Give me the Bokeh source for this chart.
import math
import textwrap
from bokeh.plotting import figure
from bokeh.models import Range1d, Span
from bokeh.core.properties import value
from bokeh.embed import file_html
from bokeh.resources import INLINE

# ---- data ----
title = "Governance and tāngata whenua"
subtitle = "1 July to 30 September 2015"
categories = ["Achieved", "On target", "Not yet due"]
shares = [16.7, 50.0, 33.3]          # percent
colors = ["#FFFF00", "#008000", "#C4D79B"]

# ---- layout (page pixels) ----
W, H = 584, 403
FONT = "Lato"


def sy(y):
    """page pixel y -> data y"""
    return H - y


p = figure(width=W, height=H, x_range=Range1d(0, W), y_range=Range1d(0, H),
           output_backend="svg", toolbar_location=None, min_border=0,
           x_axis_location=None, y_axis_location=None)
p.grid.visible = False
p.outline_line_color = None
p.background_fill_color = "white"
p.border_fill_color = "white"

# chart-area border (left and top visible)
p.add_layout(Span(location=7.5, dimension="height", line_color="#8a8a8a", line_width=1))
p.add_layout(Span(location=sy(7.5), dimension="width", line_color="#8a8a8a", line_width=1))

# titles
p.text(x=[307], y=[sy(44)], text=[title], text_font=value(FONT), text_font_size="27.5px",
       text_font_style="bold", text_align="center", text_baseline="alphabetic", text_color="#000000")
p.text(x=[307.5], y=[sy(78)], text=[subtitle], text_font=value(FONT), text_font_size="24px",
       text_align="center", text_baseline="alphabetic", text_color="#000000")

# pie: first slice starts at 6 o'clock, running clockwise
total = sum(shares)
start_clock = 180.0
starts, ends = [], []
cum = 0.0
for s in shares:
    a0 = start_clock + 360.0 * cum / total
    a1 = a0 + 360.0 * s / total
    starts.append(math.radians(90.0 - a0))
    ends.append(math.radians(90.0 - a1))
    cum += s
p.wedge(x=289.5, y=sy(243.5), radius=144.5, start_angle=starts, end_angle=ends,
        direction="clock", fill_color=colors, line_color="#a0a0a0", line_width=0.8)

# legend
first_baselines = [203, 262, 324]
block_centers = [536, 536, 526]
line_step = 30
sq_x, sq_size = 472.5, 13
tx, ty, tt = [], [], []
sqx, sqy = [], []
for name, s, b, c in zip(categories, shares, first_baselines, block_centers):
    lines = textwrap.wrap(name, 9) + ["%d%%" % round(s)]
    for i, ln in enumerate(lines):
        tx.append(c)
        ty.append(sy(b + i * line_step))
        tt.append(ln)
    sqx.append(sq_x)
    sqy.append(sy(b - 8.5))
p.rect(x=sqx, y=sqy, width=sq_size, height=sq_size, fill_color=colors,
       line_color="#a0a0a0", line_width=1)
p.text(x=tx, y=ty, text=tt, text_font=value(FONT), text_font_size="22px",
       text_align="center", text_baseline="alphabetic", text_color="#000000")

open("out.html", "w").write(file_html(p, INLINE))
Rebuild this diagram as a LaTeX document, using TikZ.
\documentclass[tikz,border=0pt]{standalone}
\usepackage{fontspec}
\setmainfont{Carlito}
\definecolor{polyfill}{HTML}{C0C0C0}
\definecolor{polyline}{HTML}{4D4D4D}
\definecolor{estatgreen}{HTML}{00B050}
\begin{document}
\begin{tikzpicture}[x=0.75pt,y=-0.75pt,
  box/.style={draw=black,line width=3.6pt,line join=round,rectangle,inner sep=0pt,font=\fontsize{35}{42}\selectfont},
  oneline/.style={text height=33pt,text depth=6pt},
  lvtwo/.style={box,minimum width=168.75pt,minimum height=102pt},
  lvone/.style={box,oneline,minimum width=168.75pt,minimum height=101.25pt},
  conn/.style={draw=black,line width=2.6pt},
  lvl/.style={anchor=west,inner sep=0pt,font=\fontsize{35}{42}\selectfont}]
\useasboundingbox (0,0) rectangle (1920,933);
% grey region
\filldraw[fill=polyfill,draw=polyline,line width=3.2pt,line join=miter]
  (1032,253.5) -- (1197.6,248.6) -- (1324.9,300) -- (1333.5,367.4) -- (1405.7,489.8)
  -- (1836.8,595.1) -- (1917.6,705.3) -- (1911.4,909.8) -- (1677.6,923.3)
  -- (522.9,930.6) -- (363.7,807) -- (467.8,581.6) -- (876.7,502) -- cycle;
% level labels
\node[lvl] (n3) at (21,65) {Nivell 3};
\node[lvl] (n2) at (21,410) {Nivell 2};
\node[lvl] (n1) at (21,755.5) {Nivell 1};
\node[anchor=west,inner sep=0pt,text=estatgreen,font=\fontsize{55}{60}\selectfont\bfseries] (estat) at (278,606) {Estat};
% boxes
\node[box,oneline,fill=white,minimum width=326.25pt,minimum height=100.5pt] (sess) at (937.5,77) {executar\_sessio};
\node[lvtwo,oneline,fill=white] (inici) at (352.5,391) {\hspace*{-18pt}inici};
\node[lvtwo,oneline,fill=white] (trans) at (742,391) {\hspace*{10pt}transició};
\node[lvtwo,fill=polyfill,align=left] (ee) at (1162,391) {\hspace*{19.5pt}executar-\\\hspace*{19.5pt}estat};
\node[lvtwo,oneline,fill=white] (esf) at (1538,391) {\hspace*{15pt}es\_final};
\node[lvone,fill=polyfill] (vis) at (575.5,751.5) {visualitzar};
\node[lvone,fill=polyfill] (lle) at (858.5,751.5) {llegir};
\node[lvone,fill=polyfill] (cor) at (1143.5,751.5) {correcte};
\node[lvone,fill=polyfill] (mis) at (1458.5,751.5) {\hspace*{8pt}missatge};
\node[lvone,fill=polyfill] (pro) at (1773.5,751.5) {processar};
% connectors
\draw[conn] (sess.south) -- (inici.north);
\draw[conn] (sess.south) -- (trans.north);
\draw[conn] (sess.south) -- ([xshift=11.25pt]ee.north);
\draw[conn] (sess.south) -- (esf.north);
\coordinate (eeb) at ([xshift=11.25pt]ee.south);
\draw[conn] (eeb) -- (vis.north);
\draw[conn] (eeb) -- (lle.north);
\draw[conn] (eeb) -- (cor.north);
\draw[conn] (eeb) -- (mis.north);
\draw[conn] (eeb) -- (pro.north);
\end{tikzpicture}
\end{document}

------------------------------------------------------------------------

• _Given problem_
Begin with the first line of the listing and copy exactly through the line that contains "return H - y", please, keeping both ends and leaving out everything after.

• _Full solution_
Give me the Bokeh source for this chart.
import math
import textwrap
from bokeh.plotting import figure
from bokeh.models import Range1d, Span
from bokeh.core.properties import value
from bokeh.embed import file_html
from bokeh.resources import INLINE

# ---- data ----
title = "Governance and tāngata whenua"
subtitle = "1 July to 30 September 2015"
categories = ["Achieved", "On target", "Not yet due"]
shares = [16.7, 50.0, 33.3]          # percent
colors = ["#FFFF00", "#008000", "#C4D79B"]

# ---- layout (page pixels) ----
W, H = 584, 403
FONT = "Lato"


def sy(y):
    """page pixel y -> data y"""
    return H - y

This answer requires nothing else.